Stanley: Let’s use autonomous vehicles as a way of exploring what might or might not be a smart use of technology in a smart city. There are benefits in autonomous car technology around improved safety, more social inclusion of people who can’t drive and an increase in road capacity since autonomous vehicles can travel closer together.
However, there’s a huge risk around the growth of urban sprawl. If you can get into a car and work while it drives you, that commuting time ceases to have meaning, which could lead to the spread of urban sprawl – the enemy of well-functioning cities. The only way to stop that is for autonomous vehicles to be shared. So a smart city would be one that mitigates the risk by encouraging sharing.
I don’t think we can be a smart city until we know what kind of city we want to be. If you talk to politicians in Sydney or Melbourne about traffic congestion, they say we need bigger roads. If you talk to people in Vancouver, it’s a completely different approach. And we’re very bad at integrated planning (between local, state and federal government) in Australia. I think governance will be key to developing smart cities.
Lambert: From our perspective, liveability is very important and data has a huge role to play in that. The broad vision is important but the debate around what we want our cities to be is still to be had in Australia.
Liveability is about local needs and communities. We’ve been working with the University of Sydney to investigate what sort of infrastructure we need to allow communities to reach their full potential. There are three pieces around this: firstly, infrastructure doesn’t need to be big to work. It has to be good and it has to be the right solution at the right time.
Secondly, how do you get the voice of the consumer into the room? How do you think about infrastructure as a service not an asset? What’s in it for the community? The third piece is how to get local communities involved? Is there a platform where communities can work together to identify and solve issues without waiting for the government?
Are smart cities just about technology? What smart cities can we learn from?
Barns: Smart cities aren’t just about technology. We need to go back to fundamentals and ask what we want our cities to be. A smart city strategy that’s being developed purely as technology, as we’re doing in Australia, is often disempowered from the wider community planning decisions going on. We’re also seeing that open data pilots in Australia are often sidelined from bigger government discussions.
Cities like New York, London and Barcelona are championing open data as the framework for participation at the local level in planning decisions.
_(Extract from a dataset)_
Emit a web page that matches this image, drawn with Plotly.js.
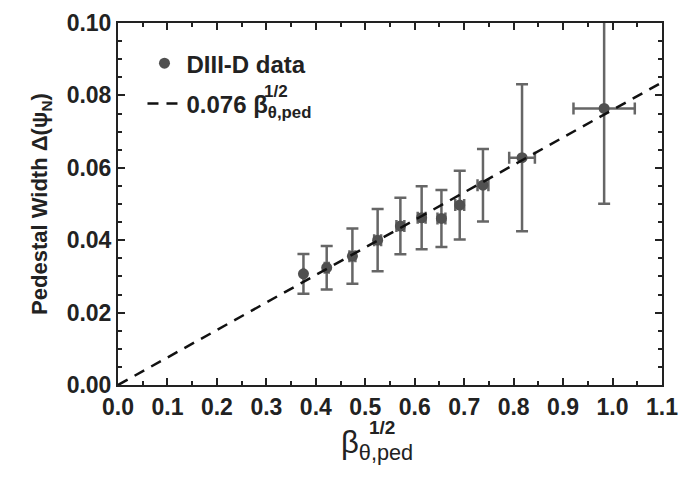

Creating local forums is really important for this and to address the trust gap.
How do you see autonomous cars working in our cities?
Stanley: It comes back to deciding what we want from our cities. Most cities want to be more sustainable, which means more compact settlement patterns, stronger CBDs, strong radial transport and access for people living on the fringe. We also need people to be more accountable for the decisions they make – like car usage. That may mean changing the way we tax cars and charging more for vehicle infrastructure usage. It would help push autonomous cars in a sharing direction, which would reduce costs dramatically.
How can we get the voice of the customer into the debate about what smart cities should look like?
Lambert: We haven’t cracked it yet. Maybe broader infrastructure hubs that use technology to facilitate collaboration around issues would help. I think it’s also about getting government, private equity and not-for-profits working together more efficiently. We’re trying to facilitate discussion around the bigger issues in our society and how to solve them. It’s solving the micro as well as the macro.
Impact capital is a model I’m looking at in this space. We know government can no longer provide the services we need so we have to look for other models.
What is the role of universities around developing smart city policies? How does academia maintain the impact of its research?
Stanley: At the Institute of Transport Studies at the University of Sydney, we’ve invested a lot of time in developing smart models of our finished work. That’s starting to impact on governments and they’re now coming to us for advice.
However, we need to improve the dialogue with the community. We try to put our research out there so people can comment and improve on it.
Petit: Academics are moving outside the ivory tower. Huge amounts are being done to solve real world problems. Australia is not very mature in partnerships between private industry or government and universities but it needs to happen.